With a nationally focused campaign that leans on strong debate performances and television advertising, Marco Rubio isn’t going all out in any one of the early voting states.
That’s raised eyebrows among Republicans in states such as Iowa, where people are used to attention in a presidential campaign.
As 2015 wanes, the Florida senator returns to Iowa on Tuesday for a multiday swing, hoping to shore up support and finish among the top candidates in the Feb. 1 caucuses.
But he continues to spread his time and money across the early states, showing no indication he will choose just one to make his mark.
That’s unlike Texas Sen. Ted Cruz, who has set his sights on Iowa, and former Florida Gov. Jeb Bush, who is pushing hard in New Hampshire.

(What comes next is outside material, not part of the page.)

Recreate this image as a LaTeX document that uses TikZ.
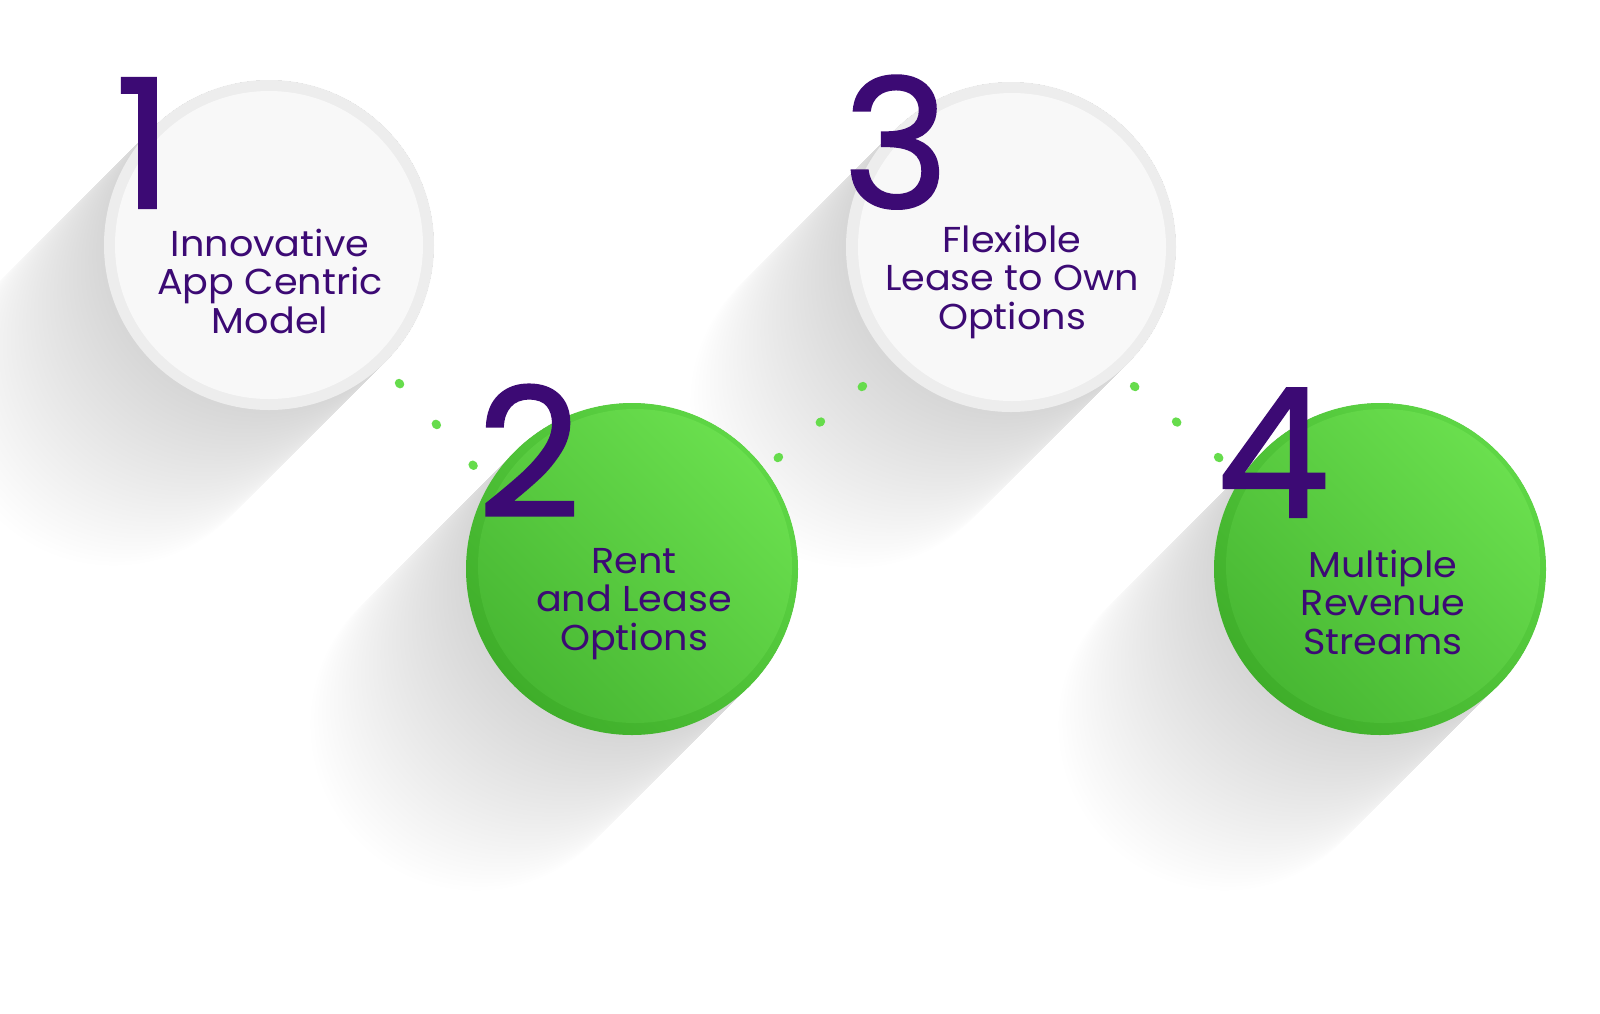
\documentclass[tikz,border=0pt]{standalone}
\usepackage{fontspec}
\setmainfont{Poppins}[FakeStretch=1.06]
\newfontfamily\digitfont{Poppins}[FakeBold=1.2]
\definecolor{ink}{HTML}{3C0A74}
\definecolor{dotgreen}{HTML}{66DC4C}
\definecolor{wrim}{HTML}{EDEDED}
\definecolor{wface}{HTML}{F8F8F8}
\definecolor{grimdark}{HTML}{3FAE2A}
\definecolor{grimlight}{HTML}{5ED645}
\definecolor{gfacedark}{HTML}{48B833}
\definecolor{gfacelight}{HTML}{6ADF4E}
\newcommand\castshadow[3]{%
  \begin{scope}[shift={(#1,#2)}, rotate=225]
    \foreach \k in {1,...,40}{
      \fill[shadowfill] (0pt,-#3) -- ({\k*2.75pt},-#3)
        arc[start angle=-90,end angle=90,radius=#3] -- (0pt,#3)
        arc[start angle=90,end angle=270,radius=#3] -- cycle;
    }
  \end{scope}}
\tikzset{
  shadowfill/.style={black, opacity=0.0055},
  disc/.style={circle, inner sep=0pt, outer sep=0pt, draw=none},
  whiterim/.style={disc, fill=wrim, minimum size=165pt},
  whiteface/.style={disc, fill=wface, minimum size=154pt},
  greenrim/.style={disc, minimum size=166pt, top color=grimlight, bottom color=grimdark, shading angle=-45},
  greenface/.style={disc, minimum size=157pt, top color=gfacelight, bottom color=gfacedark, shading angle=-45},
  numeral/.style={font=\digitfont\fontsize{90}{90}\selectfont, text=ink, inner sep=0pt, anchor=base},
  label/.style={font=\fontsize{18}{19.25}\selectfont, text=ink, align=center, inner sep=0pt, anchor=base},
  dotline/.style={draw=dotgreen, line width=4.2pt, line cap=round, dash pattern=on 0.8pt off 26.7pt, shorten >=-1.2pt},
}
\begin{document}
\begin{tikzpicture}[x=0.5pt,y=-0.5pt]
\useasboundingbox (0,0) rectangle (1600,1013);
\fill[white] (0,0) rectangle (1600,1013);
% long shadows
\castshadow{269}{245}{82.5pt}
\castshadow{632}{569}{83pt}
\castshadow{1011}{247}{82.5pt}
\castshadow{1380}{569}{83pt}
% dotted links
\coordinate (a1) at (399,383); \coordinate (a2) at (472,464);
\coordinate (b1) at (863,386); \coordinate (b2) at (779,457);
\coordinate (d1) at (1134,386); \coordinate (d2) at (1218,457);
\draw[dotline] (a1) -- (a2);
\draw[dotline] (b1) -- (b2);
\draw[dotline] (d1) -- (d2);
% circles
\node[whiterim] (c1) at (269,245) {};
\node[whiteface] (c1f) at (269,245) {};
\node[greenrim] (c2) at (632,569) {};
\node[greenface] (c2f) at (635,566) {};
\node[whiterim] (c3) at (1011,247) {};
\node[whiteface] (c3f) at (1012,247) {};
\node[greenrim] (c4) at (1380,569) {};
\node[greenface] (c4f) at (1383,566) {};
% numerals
\node[numeral] (n1) at (144,208) {1};
\node[numeral] (n2) at (529,517) {2};
\node[numeral] (n3) at (896,208) {3};
\node[numeral] (n4) at (1273,517) {4};
% labels (base = last line)
\node[label] (l1) at (270,333) {Innovative\\App Centric\\Model};
\node[label] (l2) at (634,650) {Rent\\and Lease\\Options};
\node[label] (l3) at (1012,329) {Flexible\\Lease to Own\\Options};
\node[label] (l4) at (1383,654) {Multiple\\Revenue\\Streams};
\end{tikzpicture}
\end{document}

While supporters say Rubio just needs to stay in the top cluster in the first few states, some see his approach as risky.
“The caucuses are about organize, organize, organize and get hot at the end,” said Iowa Republican strategist Doug Gross, who has not endorsed a candidate. But as for Rubio and his people, “I think they’ve intentionally tried to run a different campaign.”
In another early voting state, South Carolina, former Republican Party chair Karen Floyd described Rubio’s approach as “curious,” saying his organization there has not been as visible as several of his rivals.
Rubio spokesman Alex Conant said the campaign has no plans to “give up on states we can win.”
But it is risky to be seen as having to win a particular state a month before the voting, he said. “We see four states where Marco can succeed,” Conant said, referring to the four earliest ones — Iowa, New Hampshire, South Carolina and Nevada.
In Iowa, recent polls have found Cruz and Donald Trump battling for first place, with Rubio usually a distant third. He’s seen as competing most directly with others considered part of the GOP establishment — Bush, New Jersey Gov. Chris Christie and Ohio Gov. John Kasich.
Most agree he doesn’t actually need to win the caucuses, but must emerge as the establishment’s leader.
“As 2016 starts, Iowa feels it’s Cruz’s to lose,” said Matt Strawn, a former Iowa Republican Party chairman. “A lot of Sen. Rubio’s success will be determined by whether he can blunt the momentum or not allow any of his New Hampshire competitors to build momentum.”
A good organization is important in Iowa because caucuses take more effort than a primary, requiring voters to show up at a fixed time on a winter night. The Republican caucuses drew about 120,000 voters in 2008 and 2012 — roughly 20 percent of registered Republicans.
Cruz has perhaps the strongest traditional organization in Iowa, with backing from churches, an active volunteer network and some key endorsements.
Rival Ben Carson has been wooing churches, and Bush and Rand Paul have had staff in the state for months. The biggest wild card remains Trump, who must translate the massive crowds he’s drawn into caucus voters.
Rubio has fewer paid staff than some competitors and his state director hails from Arkansas.
He draws large, enthusiastic crowds and has done at least 49 public events in the state this year — more than Bush or Christie, but significantly fewer than Cruz, who has done at least 80. Iowa Rep. Bobby Kaufmann, who is backing Rubio, said the pace will pick up in the next month with “a more traditional Iowa campaign.”
Iowans have been exposed to more commercials promoting Rubio than they have almost any other candidate.
Rubio’s campaign and two outside groups helping him, including one that keeps its donors secret, together aired about 4,000 ads on broadcast TV in 2015, according to advertising tracker Kantar Media’s CMAG. That’s second only to Right to Rise, a super political action committee backing Bush, which had about 5,600 ads up this year. Bush’s own campaign didn’t do any Iowa broadcast advertising, CMAG shows.
On Tuesday, Right to Rise announced another ad in Iowa accusing Rubio of missing a Senate meeting after the November terrorist attacks in Paris, a way of stoking Bush’s criticism of Rubio’s Senate attendance.
Rubio is on the Senate Intelligence Committee and attended a different briefing on the Paris attacks. Rubio’s campaign accused Right to Rise of “intellectual dishonesty.”
Cruz broadcast only about 800 commercials in the state, and groups helping him have put just a few more on Iowa TV. Trump hasn’t had any local commercials.
There’s much more to come.
Information from CMAG shows some $18 million in commercials already on deck for January. Rubio’s campaign, so far, plans to spend the most in the state, with the Bush super PAC close behind. But because the ad rates are so much higher for outside groups than for the candidates themselves, Rubio will probably get much more airtime for his money.
Questions about Rubio’s organization efforts are echoed in other early voting states, including New Hampshire and South Carolina.
Christie, Bush and Kasich have spent far more time in New Hampshire than Rubio.
Rubio has taken one major step in South Carolina, picking up the endorsement of Rep. Trey Gowdy, nationally known among conservative activists and chairman of a congressional committee investigating the deadly 2012 attacks on a U.S. diplomatic outpost in Benghazi, Libya. Gowdy is scheduled to appear with Rubio in Iowa this week.